Prof. Carlo Moiso : “Qui hanno parlato persone di grandissima esperienza. Ci hanno dimostrato come ora come loro si siano comportati al contrario rispetto alla società attuale. Hanno cioè manifestato le loro paure. Nella società moderna pare non essere più così, vengono accettate solo le emozioni positive”.
Ansia e paura sono però due concetti diversi. Battistelli ha raccontato di come fosse consapevole della sua paura, ma non la nascondeva a se stesso, ma solo agli avversari. Personalmente da ragazzo provai terrore nel salire sul trampolino più alto del Kursal (4metri).
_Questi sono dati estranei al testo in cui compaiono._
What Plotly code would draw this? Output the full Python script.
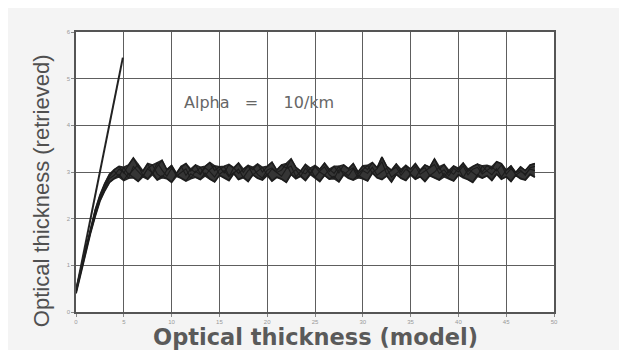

Klauss Dibiasi invece sottolinea l’importanza dell’allenatore che ti copre le spalle, che ti aiuta psicologicamente, così come faceva la famiglia di Battistelli. Tutto questo dimostra come sia importane per l’atleta il non essere solo. Si trasforma così l’angoscia del fallimento in un’emozione positiva cioè l’anteprima del successo. Dobbiamo predisporre l’animo in modo positivo, questo facilita il raggiungimento del successo. Si dice che i miracoli succedono, ma siamo noi che li facciamo accadere”.